No fundo, no fundo, o indivíduo por trás do TAG é, na verdade, um grande controlador. Pensa poder controlar o mundo ao seu redor. É detalhista, perfeccionista, e, claro, sempre muito preocupado. Por isso, vive tenso, sobrecarregado, irritado, como se levasse _ e de fato leva_ o mundo nos ombros. Se algo foge ao seu controle _ melhor dizer, ao controle que ele pensa ter_ , tudo passa a provocar medo. Medo de não cumprir os prazos, medo de esquecer o filho na escola, medo disso, medo daquilo. Medo.

Sim, todos sabemos que o mundo é hostil, violento e imprevisível, conforme se vê nas ruas e nas manchetes por aí. Mas, “há neste mundo mais medo de coisas más do que coisas más propriamente ditas”. Quem diz isso é Mia Couto, premiadíssimo escritor moçambicano, e isso pode nos dar esperança. Esperança é algo de que o ansioso carece mais do que ninguém. Porque mais do que ninguém, o ansioso é um desesperado, porque tudo _ t-u-d-o_ na sua mente já aconteceu. O concerto já há muito desafinou.

A boa notícia é que o maestro não é a orquestra, assim como o mapa não é o território. O TAG pode estar lá, tentando reger sua vida, mas o instrumento está nas suas mãos, e como você vai manuseá-lo para produzir o som só depende de você.
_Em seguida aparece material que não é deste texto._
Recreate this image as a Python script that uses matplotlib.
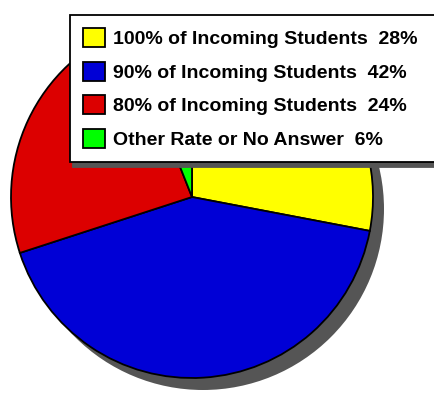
import matplotlib
matplotlib.use("Agg")
import matplotlib.pyplot as plt
from matplotlib.patches import Circle

plt.rcParams['font.family'] = ['Liberation Sans', 'DejaVu Sans']

labels = ['100% of Incoming Students', '90% of Incoming Students',
          '80% of Incoming Students', 'Other Rate or No Answer']
shares = [28, 42, 24, 6]
colors = ['#FFFF00', '#0000D6', '#DC0000', '#00FF00']

W, H = 434, 393
fig = plt.figure(figsize=(W / 100, H / 100), dpi=100)
ax = fig.add_axes([0, 0, 1, 1])

cx, cy, r = 192, H - 197, 181

# drop shadow under the pie
ax.add_patch(Circle((cx + 11, cy - 12), r, facecolor='#555555', edgecolor='none', zorder=0))

wedges, _ = ax.pie(shares, colors=colors, startangle=90, counterclock=False,
                   center=(cx, cy), radius=r, frame=True,
                   wedgeprops=dict(edgecolor='black', linewidth=1.3))
for w in wedges:
    w.set_zorder(2)

ax.set_xlim(0, W)
ax.set_ylim(0, H)
ax.set_aspect('equal')
ax.axis('off')

leg_labels = ['%s  %d%%' % (l, s) for l, s in zip(labels, shares)]
fs = 14
x0, y0 = 70 / W, (H - 160) / H
leg = fig.legend(wedges, leg_labels, loc='upper left',
                 bbox_to_anchor=(x0, y0, (460 - 70) / W, 145 / H),
                 mode='expand', borderaxespad=0, fancybox=False, framealpha=1,
                 edgecolor='black', prop=dict(weight='bold', size=fs),
                 handlelength=1.13, handleheight=1.13, handletextpad=0.4,
                 borderpad=0.68, labelspacing=0.69,
                 shadow=dict(ox=2.2, oy=-3.6, color='#555555', alpha=1))
leg.get_frame().set_linewidth(1.3)
for h in leg.legend_handles:
    h.set_edgecolor('black')
    h.set_linewidth(1.3)

fig.savefig('out.png', dpi=100)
Alguns acordes podem ajudar a afinar seu dia a dia: uma psicoterapia, uma aula de yoga, uma atividade física qualquer, aprender meditação, aprender a conjugar os verbos “aceitar” e “entregar”, cultivar a espiritualidade, cultivar amizades, exercitar a prática de mindfullness*, regar a vida com momentos de lazer, dedicar-se a ser feliz.

Assim, quando alguém perguntar “E o seu TAG?”, que você possa respirar bem fundo e, sem o mínimo sinal de ansiedade, responder: “To Aprendendo a Gerenciar.”

 

*A técnica de mindfullness está descrita no livro “Livre de ansiedade”, de Robert Leahy.